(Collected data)
● ● ●
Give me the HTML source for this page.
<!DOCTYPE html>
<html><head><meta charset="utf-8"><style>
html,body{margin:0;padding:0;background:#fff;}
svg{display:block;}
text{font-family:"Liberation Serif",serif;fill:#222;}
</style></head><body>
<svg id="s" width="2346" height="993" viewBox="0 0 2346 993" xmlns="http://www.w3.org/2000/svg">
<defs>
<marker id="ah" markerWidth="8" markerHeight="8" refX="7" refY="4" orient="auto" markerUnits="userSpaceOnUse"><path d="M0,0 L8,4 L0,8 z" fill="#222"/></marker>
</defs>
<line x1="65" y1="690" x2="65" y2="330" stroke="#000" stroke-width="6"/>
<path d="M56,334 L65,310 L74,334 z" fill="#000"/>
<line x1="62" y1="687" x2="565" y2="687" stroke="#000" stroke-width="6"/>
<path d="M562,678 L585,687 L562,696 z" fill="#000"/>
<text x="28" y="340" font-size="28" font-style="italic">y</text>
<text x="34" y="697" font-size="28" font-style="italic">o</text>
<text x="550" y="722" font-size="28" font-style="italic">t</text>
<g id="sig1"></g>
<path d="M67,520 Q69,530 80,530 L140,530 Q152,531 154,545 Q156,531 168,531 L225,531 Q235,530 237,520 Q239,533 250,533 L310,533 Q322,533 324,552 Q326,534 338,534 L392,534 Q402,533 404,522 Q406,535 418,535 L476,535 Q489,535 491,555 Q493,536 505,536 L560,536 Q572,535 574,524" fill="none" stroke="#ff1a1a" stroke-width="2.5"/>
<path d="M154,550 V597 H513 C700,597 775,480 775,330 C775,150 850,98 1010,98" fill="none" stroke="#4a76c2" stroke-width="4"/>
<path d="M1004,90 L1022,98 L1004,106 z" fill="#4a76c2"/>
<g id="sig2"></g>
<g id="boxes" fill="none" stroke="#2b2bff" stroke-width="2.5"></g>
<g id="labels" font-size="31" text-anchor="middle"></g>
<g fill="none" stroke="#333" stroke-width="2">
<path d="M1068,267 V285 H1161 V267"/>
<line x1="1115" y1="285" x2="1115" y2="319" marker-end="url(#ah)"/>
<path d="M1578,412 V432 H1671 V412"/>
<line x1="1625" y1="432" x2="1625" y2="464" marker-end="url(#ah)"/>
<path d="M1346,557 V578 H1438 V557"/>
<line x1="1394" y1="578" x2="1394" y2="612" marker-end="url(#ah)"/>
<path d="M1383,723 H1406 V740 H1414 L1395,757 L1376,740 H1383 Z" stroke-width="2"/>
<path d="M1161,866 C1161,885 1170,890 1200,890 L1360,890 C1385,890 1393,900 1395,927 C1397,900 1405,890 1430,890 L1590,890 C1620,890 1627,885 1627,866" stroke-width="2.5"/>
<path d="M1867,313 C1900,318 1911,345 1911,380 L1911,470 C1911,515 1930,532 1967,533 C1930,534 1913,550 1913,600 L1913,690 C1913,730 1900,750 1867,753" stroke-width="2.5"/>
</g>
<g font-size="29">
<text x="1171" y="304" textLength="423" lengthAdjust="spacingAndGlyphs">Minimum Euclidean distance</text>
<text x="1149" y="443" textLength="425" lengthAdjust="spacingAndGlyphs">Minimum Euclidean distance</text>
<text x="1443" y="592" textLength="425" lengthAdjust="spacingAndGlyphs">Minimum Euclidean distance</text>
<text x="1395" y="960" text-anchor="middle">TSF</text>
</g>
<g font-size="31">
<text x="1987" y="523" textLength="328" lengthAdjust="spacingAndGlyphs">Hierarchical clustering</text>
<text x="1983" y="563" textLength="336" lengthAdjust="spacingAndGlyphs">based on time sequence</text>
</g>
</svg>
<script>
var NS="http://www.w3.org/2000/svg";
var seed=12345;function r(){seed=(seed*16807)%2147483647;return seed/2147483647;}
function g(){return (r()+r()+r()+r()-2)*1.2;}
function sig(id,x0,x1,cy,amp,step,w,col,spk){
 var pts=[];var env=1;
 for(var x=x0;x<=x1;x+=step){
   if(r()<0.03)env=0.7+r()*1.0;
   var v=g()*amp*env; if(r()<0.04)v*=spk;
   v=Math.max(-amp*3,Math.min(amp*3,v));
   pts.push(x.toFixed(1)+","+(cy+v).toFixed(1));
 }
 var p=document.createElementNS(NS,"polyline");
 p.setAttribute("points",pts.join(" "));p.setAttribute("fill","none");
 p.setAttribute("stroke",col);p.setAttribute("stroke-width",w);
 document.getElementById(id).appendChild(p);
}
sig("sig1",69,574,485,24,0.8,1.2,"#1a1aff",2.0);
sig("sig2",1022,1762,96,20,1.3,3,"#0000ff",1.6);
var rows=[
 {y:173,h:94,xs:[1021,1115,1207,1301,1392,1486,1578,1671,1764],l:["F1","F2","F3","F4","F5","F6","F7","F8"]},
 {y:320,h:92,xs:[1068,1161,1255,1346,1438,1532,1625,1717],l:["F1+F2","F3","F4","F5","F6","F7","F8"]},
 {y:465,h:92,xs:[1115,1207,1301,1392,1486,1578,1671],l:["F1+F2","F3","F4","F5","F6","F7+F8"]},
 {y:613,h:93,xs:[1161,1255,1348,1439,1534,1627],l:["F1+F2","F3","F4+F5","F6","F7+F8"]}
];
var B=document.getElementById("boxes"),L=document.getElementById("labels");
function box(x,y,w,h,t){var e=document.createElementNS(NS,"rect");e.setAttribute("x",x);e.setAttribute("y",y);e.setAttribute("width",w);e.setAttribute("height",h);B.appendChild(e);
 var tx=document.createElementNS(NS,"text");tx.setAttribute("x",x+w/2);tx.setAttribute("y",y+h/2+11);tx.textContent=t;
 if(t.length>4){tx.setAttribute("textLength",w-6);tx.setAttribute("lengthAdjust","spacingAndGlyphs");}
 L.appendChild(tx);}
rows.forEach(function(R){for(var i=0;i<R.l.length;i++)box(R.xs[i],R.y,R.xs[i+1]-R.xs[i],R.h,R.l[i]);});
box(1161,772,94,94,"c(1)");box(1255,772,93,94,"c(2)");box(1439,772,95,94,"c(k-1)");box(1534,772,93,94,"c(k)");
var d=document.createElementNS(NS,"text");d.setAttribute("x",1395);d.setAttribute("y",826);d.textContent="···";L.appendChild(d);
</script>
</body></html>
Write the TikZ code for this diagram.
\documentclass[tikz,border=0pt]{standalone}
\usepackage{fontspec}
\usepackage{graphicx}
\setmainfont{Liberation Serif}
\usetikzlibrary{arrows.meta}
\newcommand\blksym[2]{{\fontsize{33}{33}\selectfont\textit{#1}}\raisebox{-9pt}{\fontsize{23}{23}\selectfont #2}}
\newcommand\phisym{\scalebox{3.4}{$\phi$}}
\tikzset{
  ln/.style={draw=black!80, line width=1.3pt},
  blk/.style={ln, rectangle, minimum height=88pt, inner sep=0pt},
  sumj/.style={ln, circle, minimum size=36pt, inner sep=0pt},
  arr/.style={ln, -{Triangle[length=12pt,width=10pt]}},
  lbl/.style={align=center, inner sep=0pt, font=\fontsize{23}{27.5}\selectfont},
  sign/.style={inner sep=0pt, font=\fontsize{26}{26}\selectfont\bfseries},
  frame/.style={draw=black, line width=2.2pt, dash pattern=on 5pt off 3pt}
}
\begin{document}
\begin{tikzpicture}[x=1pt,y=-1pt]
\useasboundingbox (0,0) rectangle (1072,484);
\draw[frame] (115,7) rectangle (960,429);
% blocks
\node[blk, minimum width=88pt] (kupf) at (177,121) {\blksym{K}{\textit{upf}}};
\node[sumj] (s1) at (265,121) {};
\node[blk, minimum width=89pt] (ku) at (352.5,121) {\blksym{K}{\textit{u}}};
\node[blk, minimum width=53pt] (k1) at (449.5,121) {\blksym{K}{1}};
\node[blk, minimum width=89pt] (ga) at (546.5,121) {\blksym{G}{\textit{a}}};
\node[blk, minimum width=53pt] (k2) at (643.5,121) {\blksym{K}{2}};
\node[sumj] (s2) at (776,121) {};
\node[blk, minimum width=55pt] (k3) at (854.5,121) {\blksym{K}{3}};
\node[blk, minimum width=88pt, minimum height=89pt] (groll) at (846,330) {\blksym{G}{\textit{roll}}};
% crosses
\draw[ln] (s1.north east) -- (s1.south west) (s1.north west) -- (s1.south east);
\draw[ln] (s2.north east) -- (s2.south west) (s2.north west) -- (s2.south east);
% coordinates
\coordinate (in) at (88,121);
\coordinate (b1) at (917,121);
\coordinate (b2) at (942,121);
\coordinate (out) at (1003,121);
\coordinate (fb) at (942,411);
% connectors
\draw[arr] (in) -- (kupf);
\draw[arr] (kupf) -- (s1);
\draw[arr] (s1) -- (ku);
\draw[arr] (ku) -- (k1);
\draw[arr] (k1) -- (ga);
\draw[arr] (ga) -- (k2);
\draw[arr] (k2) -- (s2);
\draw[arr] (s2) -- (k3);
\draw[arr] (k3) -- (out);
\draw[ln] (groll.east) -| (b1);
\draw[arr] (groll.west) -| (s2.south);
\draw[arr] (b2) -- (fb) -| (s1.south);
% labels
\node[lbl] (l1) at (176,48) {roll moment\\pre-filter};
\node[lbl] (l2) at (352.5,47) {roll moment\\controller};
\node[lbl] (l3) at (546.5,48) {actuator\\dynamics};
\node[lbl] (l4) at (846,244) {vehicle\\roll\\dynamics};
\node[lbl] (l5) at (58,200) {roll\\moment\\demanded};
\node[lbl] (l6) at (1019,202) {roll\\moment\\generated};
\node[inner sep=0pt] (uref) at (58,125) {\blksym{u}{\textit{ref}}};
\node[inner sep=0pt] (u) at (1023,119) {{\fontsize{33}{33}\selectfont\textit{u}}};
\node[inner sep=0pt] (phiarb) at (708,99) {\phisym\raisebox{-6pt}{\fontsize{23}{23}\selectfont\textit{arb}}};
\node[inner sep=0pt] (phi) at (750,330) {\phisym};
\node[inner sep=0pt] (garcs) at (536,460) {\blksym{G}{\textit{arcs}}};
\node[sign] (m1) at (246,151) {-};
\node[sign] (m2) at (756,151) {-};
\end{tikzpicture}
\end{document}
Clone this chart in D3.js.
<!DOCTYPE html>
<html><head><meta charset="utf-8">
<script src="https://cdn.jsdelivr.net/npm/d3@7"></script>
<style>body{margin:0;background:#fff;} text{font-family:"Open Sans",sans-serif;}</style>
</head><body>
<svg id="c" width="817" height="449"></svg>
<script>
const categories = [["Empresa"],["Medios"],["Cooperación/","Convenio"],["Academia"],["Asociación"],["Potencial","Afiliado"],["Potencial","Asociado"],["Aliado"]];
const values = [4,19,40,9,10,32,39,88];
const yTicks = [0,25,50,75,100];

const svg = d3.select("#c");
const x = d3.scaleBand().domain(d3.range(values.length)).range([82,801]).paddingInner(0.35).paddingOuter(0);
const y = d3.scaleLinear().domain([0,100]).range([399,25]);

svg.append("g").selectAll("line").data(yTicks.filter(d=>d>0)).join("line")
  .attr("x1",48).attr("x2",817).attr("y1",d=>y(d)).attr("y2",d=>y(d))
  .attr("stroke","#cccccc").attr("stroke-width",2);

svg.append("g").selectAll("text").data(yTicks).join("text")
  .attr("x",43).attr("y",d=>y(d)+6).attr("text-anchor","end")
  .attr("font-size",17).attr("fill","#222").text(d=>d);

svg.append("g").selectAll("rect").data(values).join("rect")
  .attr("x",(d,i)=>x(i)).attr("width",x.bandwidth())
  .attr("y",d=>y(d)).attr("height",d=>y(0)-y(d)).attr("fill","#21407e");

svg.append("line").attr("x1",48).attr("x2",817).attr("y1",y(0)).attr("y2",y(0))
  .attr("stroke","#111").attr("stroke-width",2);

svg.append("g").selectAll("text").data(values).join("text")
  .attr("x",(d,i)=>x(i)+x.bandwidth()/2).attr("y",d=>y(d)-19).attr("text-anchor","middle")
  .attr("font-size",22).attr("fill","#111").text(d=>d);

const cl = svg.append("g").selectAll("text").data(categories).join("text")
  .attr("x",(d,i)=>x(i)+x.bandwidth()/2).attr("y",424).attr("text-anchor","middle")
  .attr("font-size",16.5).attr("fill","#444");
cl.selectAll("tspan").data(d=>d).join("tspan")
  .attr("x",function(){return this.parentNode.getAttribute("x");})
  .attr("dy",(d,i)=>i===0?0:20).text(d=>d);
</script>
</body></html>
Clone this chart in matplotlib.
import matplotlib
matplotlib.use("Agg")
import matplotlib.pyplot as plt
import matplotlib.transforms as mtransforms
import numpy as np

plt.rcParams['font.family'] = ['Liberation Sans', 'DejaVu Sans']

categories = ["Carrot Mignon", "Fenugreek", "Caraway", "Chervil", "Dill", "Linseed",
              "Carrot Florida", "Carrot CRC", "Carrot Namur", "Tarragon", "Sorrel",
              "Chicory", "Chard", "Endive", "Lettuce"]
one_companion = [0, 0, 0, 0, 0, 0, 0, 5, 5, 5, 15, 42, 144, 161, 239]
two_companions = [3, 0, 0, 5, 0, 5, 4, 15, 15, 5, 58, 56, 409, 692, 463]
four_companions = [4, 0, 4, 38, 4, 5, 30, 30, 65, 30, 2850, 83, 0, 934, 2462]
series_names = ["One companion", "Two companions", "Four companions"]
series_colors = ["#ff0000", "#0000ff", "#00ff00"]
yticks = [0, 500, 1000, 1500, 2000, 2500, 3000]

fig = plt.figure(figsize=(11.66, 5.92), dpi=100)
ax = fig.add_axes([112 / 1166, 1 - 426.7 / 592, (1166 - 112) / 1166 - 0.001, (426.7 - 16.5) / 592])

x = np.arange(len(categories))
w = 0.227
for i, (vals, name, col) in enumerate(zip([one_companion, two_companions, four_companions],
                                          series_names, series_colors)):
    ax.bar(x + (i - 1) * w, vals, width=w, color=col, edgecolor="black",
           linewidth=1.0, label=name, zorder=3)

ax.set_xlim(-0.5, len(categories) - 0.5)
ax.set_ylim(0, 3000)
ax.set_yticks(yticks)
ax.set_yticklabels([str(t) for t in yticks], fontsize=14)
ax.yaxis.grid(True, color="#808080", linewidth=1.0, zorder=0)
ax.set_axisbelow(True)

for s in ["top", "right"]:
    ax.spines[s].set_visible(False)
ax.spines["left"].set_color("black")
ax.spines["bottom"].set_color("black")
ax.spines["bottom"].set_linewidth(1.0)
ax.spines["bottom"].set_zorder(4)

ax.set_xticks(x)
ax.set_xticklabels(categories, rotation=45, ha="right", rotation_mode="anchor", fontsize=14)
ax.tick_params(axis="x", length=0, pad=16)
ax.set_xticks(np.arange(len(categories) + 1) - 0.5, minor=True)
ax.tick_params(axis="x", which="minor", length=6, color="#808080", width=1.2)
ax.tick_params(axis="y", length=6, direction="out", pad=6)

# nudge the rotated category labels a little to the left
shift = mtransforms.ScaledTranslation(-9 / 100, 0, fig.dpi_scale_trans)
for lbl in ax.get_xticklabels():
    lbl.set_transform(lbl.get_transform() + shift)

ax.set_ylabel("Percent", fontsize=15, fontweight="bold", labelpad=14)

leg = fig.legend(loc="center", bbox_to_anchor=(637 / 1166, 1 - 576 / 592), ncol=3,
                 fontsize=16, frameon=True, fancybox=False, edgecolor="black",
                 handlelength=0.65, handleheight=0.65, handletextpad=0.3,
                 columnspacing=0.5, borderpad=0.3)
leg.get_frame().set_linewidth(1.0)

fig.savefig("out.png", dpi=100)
● ● ●
PROBLEM DESCRIPTION:
Quote only the lines running from the line that holds "Clone this chart in matplotlib." to the line that holds "ax = fig.add_axes([112", both ends included.

REPLY TO THE TASK:
Clone this chart in matplotlib.
import matplotlib
matplotlib.use("Agg")
import matplotlib.pyplot as plt
import matplotlib.transforms as mtransforms
import numpy as np

plt.rcParams['font.family'] = ['Liberation Sans', 'DejaVu Sans']

categories = ["Carrot Mignon", "Fenugreek", "Caraway", "Chervil", "Dill", "Linseed",
              "Carrot Florida", "Carrot CRC", "Carrot Namur", "Tarragon", "Sorrel",
              "Chicory", "Chard", "Endive", "Lettuce"]
one_companion = [0, 0, 0, 0, 0, 0, 0, 5, 5, 5, 15, 42, 144, 161, 239]
two_companions = [3, 0, 0, 5, 0, 5, 4, 15, 15, 5, 58, 56, 409, 692, 463]
four_companions = [4, 0, 4, 38, 4, 5, 30, 30, 65, 30, 2850, 83, 0, 934, 2462]
series_names = ["One companion", "Two companions", "Four companions"]
series_colors = ["#ff0000", "#0000ff", "#00ff00"]
yticks = [0, 500, 1000, 1500, 2000, 2500, 3000]

fig = plt.figure(figsize=(11.66, 5.92), dpi=100)
ax = fig.add_axes([112 / 1166, 1 - 426.7 / 592, (1166 - 112) / 1166 - 0.001, (426.7 - 16.5) / 592])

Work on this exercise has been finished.